By Scott Tibbs, April 27, 2016

More men should marry younger, and we should encourage that practice, says Pastor Doug Wilson, and I agree with that sentiment. It would be helpful to both individual men to marry younger and to society as a whole.

Obviously, there are many caveats to that truth. I am not addressing those here.

First, let's acknowledge the grim reality: Porn is everywhere in our culture. Children today are growing up in an era where porn is more ubiquitous and easier to access than anytime before in human history, and every technological advance has made porn easier to use in private. The VCR made it so one did not have to go to a movie theater, the Internet made porn available instantly and digitally, and laptops made it easier to hide than a desktop in the living room. With smartphones, it is easier to use porn privately than ever before.

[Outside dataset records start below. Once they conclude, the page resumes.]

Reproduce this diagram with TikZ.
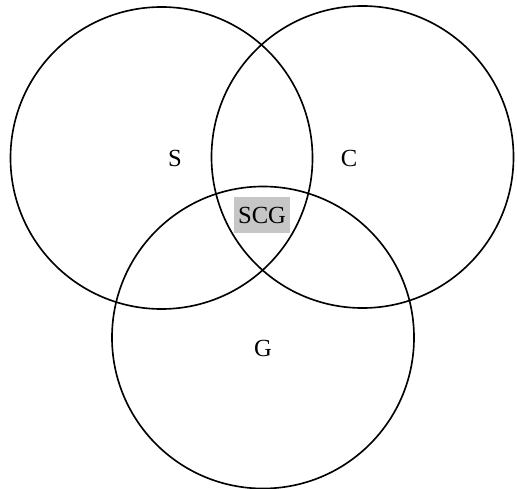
\documentclass[tikz,border=0pt]{standalone}
\usepackage{fontspec}
\setmainfont{Liberation Serif}
\usetikzlibrary{positioning, patterns}

\begin{document}
\begin{tikzpicture}[
	x=0.03cm, y=-0.03cm, % one unit per pixel of the original
	% Style for the three sets
	setcircle/.style={
		circle,
		draw=black,
		line width=1.4pt,
		inner sep=0pt,
		minimum size=9.06cm
	},
	% Style for the labels
	setlabel/.style={font=\fontsize{21}{24}\selectfont, inner sep=1pt},
	common/.style={setlabel, fill=gray!45, minimum width=1.68cm, minimum height=1.08cm}
	]
	
	\useasboundingbox (0,0) rectangle (517,488);
	
	% --- SETS ---
	\node[setcircle] (setS) at (161.5,158) {};
	\node[setcircle] (setC) at (362.5,157) {};
	\node[setcircle] (setG) at (263,337.5) {};
	
	% --- LABELS ---
	\node[setlabel] (labS) at (175,158) {S};
	\node[setlabel] (labC) at (349,158) {C};
	\node[setlabel] (labG) at (263,348) {G};
	
	% Common part of all three sets
	\node[common] (labSCG) at (262,215) {SCG};
	
\end{tikzpicture}
\end{document}
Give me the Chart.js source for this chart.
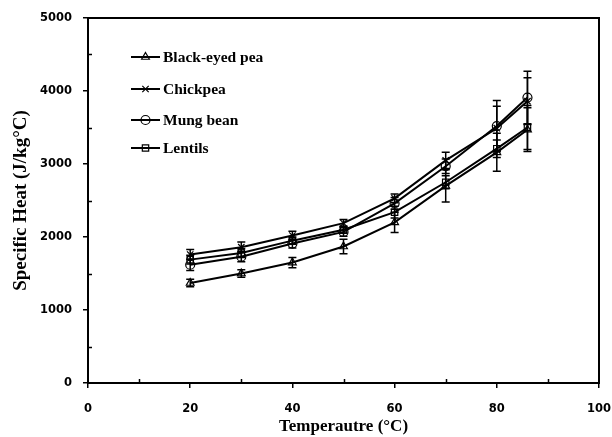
<!DOCTYPE html>
<html>
<head>
<meta charset="utf-8">
<script src="https://cdn.jsdelivr.net/npm/chart.js@4/dist/chart.umd.min.js"></script>
<style>
  html, body { margin: 0; padding: 0; background: #fff; }
  #wrap { width: 612px; height: 437px; }
</style>
</head>
<body>
<div id="wrap"><canvas id="heatChart" width="612" height="437"></canvas></div>
<script>
// temperature (°C)
var temps = [20, 30, 40, 50, 60, 70, 80, 86];

// specific heat (J/kg°C)
var blackEyed = [1370, 1500, 1650, 1870, 2200, 2700, 3160, 3470];
var chickpea  = [1760, 1860, 2020, 2190, 2530, 3050, 3490, 3860];
var mungBean  = [1620, 1730, 1910, 2070, 2460, 2970, 3520, 3910];
var lentils   = [1690, 1780, 1950, 2100, 2340, 2750, 3210, 3500];

// standard deviations
var errBlackEyed = [50, 50, 70, 100, 140, 220, 260, 300];
var errChickpea  = [70, 70, 60, 50, 60, 110, 300, 320];
var errMungBean  = [80, 70, 60, 60, 80, 100, 350, 360];
var errLentils   = [60, 60, 50, 50, 80, 90, 120, 300];

var names = ['Black-eyed pea', 'Chickpea', 'Mung bean', 'Lentils'];
var markers = ['triangle', 'crossRot', 'circle', 'rect'];
var seriesValues = [blackEyed, chickpea, mungBean, lentils];
var seriesErrors = [errBlackEyed, errChickpea, errMungBean, errLentils];

function toPoints(vals) {
    return temps.map(function (t, i) { return { x: t, y: vals[i] }; });
}

var datasets = names.map(function (n, k) {
    return {
        label: n,
        data: toPoints(seriesValues[k]),
        errors: seriesErrors[k],
        borderColor: '#000',
        backgroundColor: 'rgba(0,0,0,0)',
        borderWidth: 2,
        pointStyle: markers[k],
        pointRadius: 4.5,
        pointBorderWidth: 1.2,
        pointBorderColor: '#000',
        pointBackgroundColor: 'rgba(0,0,0,0)',
        tension: 0
    };
});

// error bars, drawn through the scales
var errorBars = {
    id: 'errorBars',
    afterDatasetsDraw: function (chart) {
        var ctx = chart.ctx, xs = chart.scales.x, ys = chart.scales.y;
        ctx.save();
        ctx.strokeStyle = '#000';
        ctx.lineWidth = 1.5;
        chart.data.datasets.forEach(function (ds) {
            ds.data.forEach(function (p, i) {
                var e = ds.errors[i];
                var px = xs.getPixelForValue(p.x);
                var top = ys.getPixelForValue(p.y + e);
                var bot = ys.getPixelForValue(p.y - e);
                ctx.beginPath();
                ctx.moveTo(px, top); ctx.lineTo(px, bot);
                ctx.moveTo(px - 4, top); ctx.lineTo(px + 4, top);
                ctx.moveTo(px - 4, bot); ctx.lineTo(px + 4, bot);
                ctx.stroke();
            });
        });
        ctx.restore();
    }
};

// box round the plot, minor ticks and legend inside the plot
var frameAndLegend = {
    id: 'frameAndLegend',
    afterDraw: function (chart) {
        var ctx = chart.ctx, a = chart.chartArea;
        var xs = chart.scales.x, ys = chart.scales.y;
        ctx.save();
        ctx.strokeStyle = '#000';
        ctx.lineWidth = 2;
        ctx.strokeRect(a.left, a.top, a.right - a.left, a.bottom - a.top);

        ctx.lineWidth = 1.5;
        ctx.beginPath();
        for (var v = 500; v < 5000; v += 1000) {
            var py = Math.round(ys.getPixelForValue(v)) + 0.5;
            ctx.moveTo(a.left, py); ctx.lineTo(a.left + 4, py);
        }
        for (var t = 10; t < 100; t += 20) {
            var px = Math.round(xs.getPixelForValue(t)) + 0.5;
            ctx.moveTo(px, a.bottom); ctx.lineTo(px, a.bottom - 4);
        }
        ctx.stroke();

        ctx.font = 'bold 15.5px "Liberation Serif", "Times New Roman", serif';
        ctx.textBaseline = 'middle';
        var rowY = [57, 89, 120, 148];
        chart.data.datasets.forEach(function (ds, k) {
            var y = rowY[k];
            ctx.lineWidth = 2;
            ctx.beginPath();
            ctx.moveTo(131, y); ctx.lineTo(160, y);
            ctx.stroke();
            ctx.lineWidth = 1.2;
            ctx.fillStyle = 'rgba(0,0,0,0)';
            Chart.helpers.drawPoint(ctx, {
                pointStyle: ds.pointStyle, radius: 4.5, borderWidth: 1.2, rotation: 0
            }, 145.5, y);
            ctx.fillStyle = '#000';
            ctx.fillText(ds.label, 163, y + 1);
        });
        ctx.restore();
    }
};

var tickFont = { family: '"DejaVu Sans", Verdana, sans-serif', size: 11.5, weight: 'bold' };
var xTitleFont = { family: '"Liberation Serif", "Times New Roman", serif', size: 17, weight: 'bold' };
var yTitleFont = { family: '"Liberation Serif", "Times New Roman", serif', size: 19, weight: 'bold' };
var plainNumber = function (v) { return String(v); };

new Chart(document.getElementById('heatChart'), {
    type: 'line',
    data: { datasets: datasets },
    options: {
        responsive: false,
        animation: false,
        layout: { padding: { top: 18, right: 13, left: 0, bottom: 0 } },
        plugins: {
            legend: { display: false },
            tooltip: { enabled: false }
        },
        scales: {
            x: {
                type: 'linear',
                min: 0, max: 100,
                ticks: { stepSize: 20, color: '#000', font: tickFont, padding: 14, callback: plainNumber },
                grid: { drawOnChartArea: false, tickLength: 5, color: '#000', lineWidth: 1.5 },
                border: { color: '#000', width: 2 },
                title: { display: true, text: 'Temperautre (°C)', color: '#000', font: xTitleFont, padding: { top: 0, bottom: 0 } },
                afterFit: function (s) { s.height = 54; s.paddingLeft = 0; s.paddingRight = 0; }
            },
            y: {
                min: 0, max: 5000,
                ticks: { stepSize: 1000, color: '#000', font: tickFont, padding: 11, callback: plainNumber },
                grid: { drawOnChartArea: false, tickLength: 5, color: '#000', lineWidth: 1.5 },
                border: { color: '#000', width: 2 },
                title: { display: true, text: 'Specific Heat (J/kg°C)', color: '#000', font: yTitleFont, padding: { top: 10, bottom: 0 } },
                afterFit: function (s) { s.width = 88; s.paddingTop = 0; s.paddingBottom = 0; }
            }
        }
    },
    plugins: [errorBars, frameAndLegend]
});
</script>
</body>
</html>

On top of how tragically ubiquitous porn has become, the "hookup" culture has made sex something extremely common, and having plowed through multiple partners is more common now than in decades past in these United States. (I am not qualifying that statement either!) It is actually rare for someone's husband or wife to be her or his first lover.

But as the Apostle Paul writes in the seventh chapter of Corinthians, the marriage bed helps protect both men and women against sexual sin. The most memorable line may be "it is better to marry than to burn." Marrying younger protects men against years of sexual sin that they will bring into their marriage, as well as the warped ideas about sex that will influence how men see their wives.

Finally, marriage is a societal good because it tames and civilizes men, and civilizing men at a younger age is a good thing. Plus, there is nothing more sanctifying than having children. I have joked many times that you have not really lived until you have stumbled into work bleary-eyed and exhausted on three hours of sleep because the baby will not stop crying and go to sleep unless he is being held. Children force you to get out of yourself and think about someone else's needs more effectively than anything else.

If we Christians are interested in protecting marriage, the problem is not, never was and never will be same-sex marriage. The problem is too many young people abandoning marriage altogether as well as married couples getting divorced. We can start cleaning that up in our own churches, setting an example for the wider culture and instructing new Believers into why marriage is a good thing to be pursued.